Abstract

The author illustrates the reasons and motivations that led him to write An Alternative to Private Property: Collective Property in the Juridical Consciousness of the Nineteenth Century. The book, which was published in 1977, concerns the dispute that took place in the 19th century between historians, philosophers, political scientists, economists and ethnologists on the remote origins of both the individual and collective appropriation of land. The debate also relates to the initial pre-eminence of each of these two models, and the possibility of a collective property next to the dominant tradition of the individual one. The dispute has its own, precise cultural dimension, in which two different models of ownership collide. On one hand, there is the individualistic and proprietary culture of the Romans, which shapes the western legal civilisation by linking itself tightly to different political powers in historical succession. By doing so, it assumes official and, at times, even sacral traits.

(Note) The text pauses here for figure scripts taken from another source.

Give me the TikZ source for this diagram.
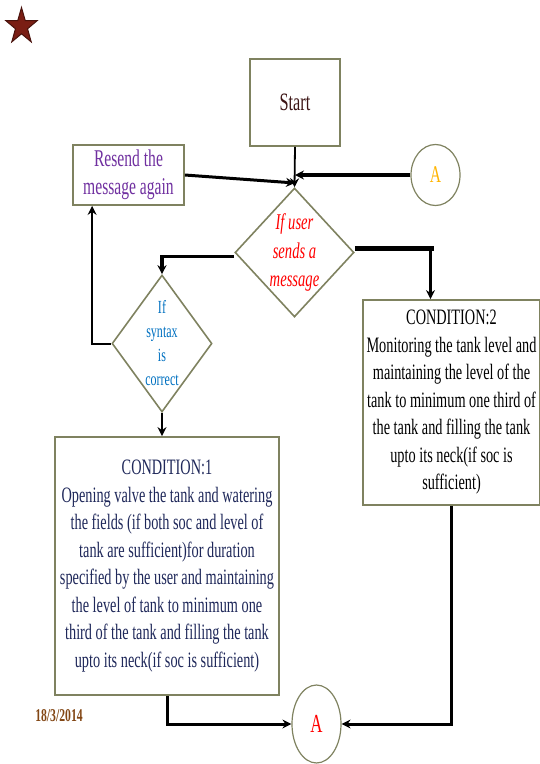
\documentclass[tikz,border=0pt]{standalone}
\usepackage{fontspec}
\setmainfont{Liberation Serif}[FakeStretch=0.65]
\usetikzlibrary{shapes.geometric,arrows.meta}
\definecolor{boxline}{RGB}{127,130,96}
\definecolor{starred}{RGB}{122,30,20}
\definecolor{startbrown}{RGB}{60,20,20}
\definecolor{resendpurple}{RGB}{112,48,160}
\definecolor{agold}{RGB}{255,180,0}
\definecolor{syntaxblue}{RGB}{0,112,192}
\definecolor{condnavy}{RGB}{31,40,90}
\definecolor{datebrown}{RGB}{130,70,20}
\begin{document}
\begin{tikzpicture}[x=1pt,y=-1pt,
		box/.style={draw=boxline,line width=1.8pt,fill=white,inner sep=0pt,align=center},
		choice/.style={diamond,draw=boxline,line width=1.6pt,inner sep=0pt},
		joint/.style={ellipse,draw=boxline,line width=1.2pt,inner sep=0pt},
		link/.style={line width=2.2pt,-{Stealth[length=9pt,width=9pt,inset=3pt]}}]
			\useasboundingbox (0,0) rectangle (540,764);
			\node[star,star points=5,star point ratio=2.6,fill=starred,draw=starred!60!black,line width=1pt,minimum size=33pt,inner sep=0pt,yscale=1.15,transform shape] (badge) at (21.5,26.5) {};
			\node[box,minimum width=90pt,minimum height=87pt,text=startbrown,font=\fontsize{25}{28}\selectfont] (start) at (295,102.5) {Start};
			\node[box,minimum width=111pt,minimum height=60pt,text=resendpurple,font=\fontsize{24}{28}\selectfont] (resend) at (128.5,175) {Resend the\\message again};
			\node[joint,minimum width=49pt,minimum height=61pt,text=agold,font=\fontsize{24}{28}\selectfont] (atop) at (435.5,175) {A};
			\node[choice,minimum width=119pt,minimum height=129pt,label={[align=center,text=red,font=\itshape\fontsize{22.5}{28.5}\selectfont]center:If user\\sends a\\message}] (ask) at (294.5,252.5) {};
			\node[choice,minimum width=100pt,minimum height=137pt,label={[align=center,text=syntaxblue,font=\fontsize{18.5}{24}\selectfont]center:If\\syntax\\is\\correct}] (syntax) at (162,343.5) {};
			\node[box,minimum width=224pt,minimum height=258pt,text=condnavy,font=\fontsize{22}{27.5}\selectfont] (cond1) at (167,566) {CONDITION:1\\Opening valve the tank and watering\\the fields (if both soc and level of\\tank are sufficient)for duration\\specified by the user and maintaining\\the level of tank to minimum one\\third of the tank and filling the tank\\upto its neck(if soc is sufficient)};
			\node[box,minimum width=177pt,minimum height=205pt,font=\fontsize{22}{27.5}\selectfont] (cond2) at (451.5,402.5) {CONDITION:2\\Monitoring the tank level and\\maintaining the level of the\\tank to minimum one third of\\the tank and filling the tank\\upto its neck(if soc is\\sufficient)};
			\node[joint,minimum width=49pt,minimum height=78pt,text=red,font=\fontsize{26}{30}\selectfont] (abot) at (316.5,724) {A};
			\node[text=datebrown,font=\bfseries\fontsize{18}{20}\selectfont] (date) at (59,716) {18/3/2014};
			% joins on the line into the first question
			\coordinate (meetA) at (start.south |- atop.west);
			\coordinate (meetR) at ([yshift=-8pt]meetA);
			\coordinate (askr) at ([yshift=4pt]ask.east);
			\coordinate (c2in) at ([xshift=-21pt]cond2.north);
			\draw[link,line width=1.8pt] (start.south) -- (ask.north);
			\draw[link,line width=3.5pt] (atop.west) -- (meetA);
			\draw[link,line width=3pt] (resend.east) -- (meetR);
			\draw[link,line width=3.5pt] ([yshift=-4pt]ask.west) -| (syntax.north);
			\draw[link,line width=2pt] (syntax.west) -| ([xshift=20pt]resend.south west);
			\draw[link] (syntax.south) -- (syntax.south |- cond1.north);
			\draw[line width=5pt] (askr) -- ([xshift=3pt]askr -| c2in);
			\draw[link] (askr -| c2in) -- (c2in);
			\draw[link,line width=3pt] (cond1.south) |- (abot.west);
			\draw[link,line width=3pt] (cond2.south) |- (abot.east);
		\end{tikzpicture}
\end{document}
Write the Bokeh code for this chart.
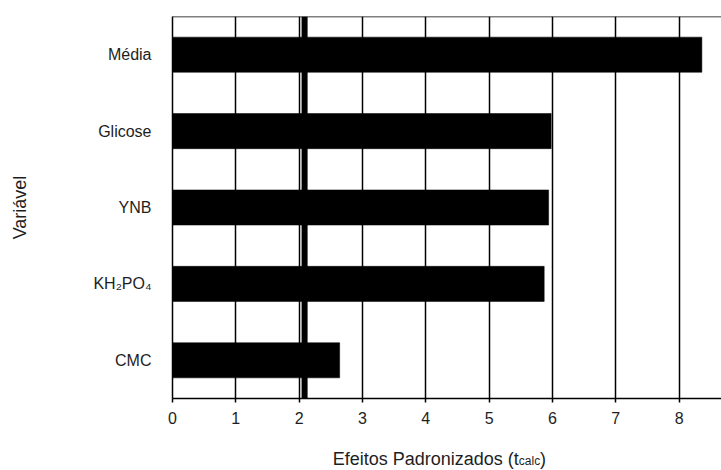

On the other hand, there is a culture that should not be qualified through historically risky identifications as pre-roman, Germanic, or in any other way, and which is geared to detect diversity and otherness from the first one. In the conscience of the 19th century the juxtaposition of two different models created a dialectic in which the proprietary one, which had moulded the juridical society of the middle classes, was put in a difficult situation. This model affirmed its own precise ideological dimension (an obstinate defence of substantial class interests by mystifying them with a search for historical truth): the struggle against any manifestation of collective assets forms the central nucleus of a defensive, and also offensive, strategy both at the legislative and theoretical level.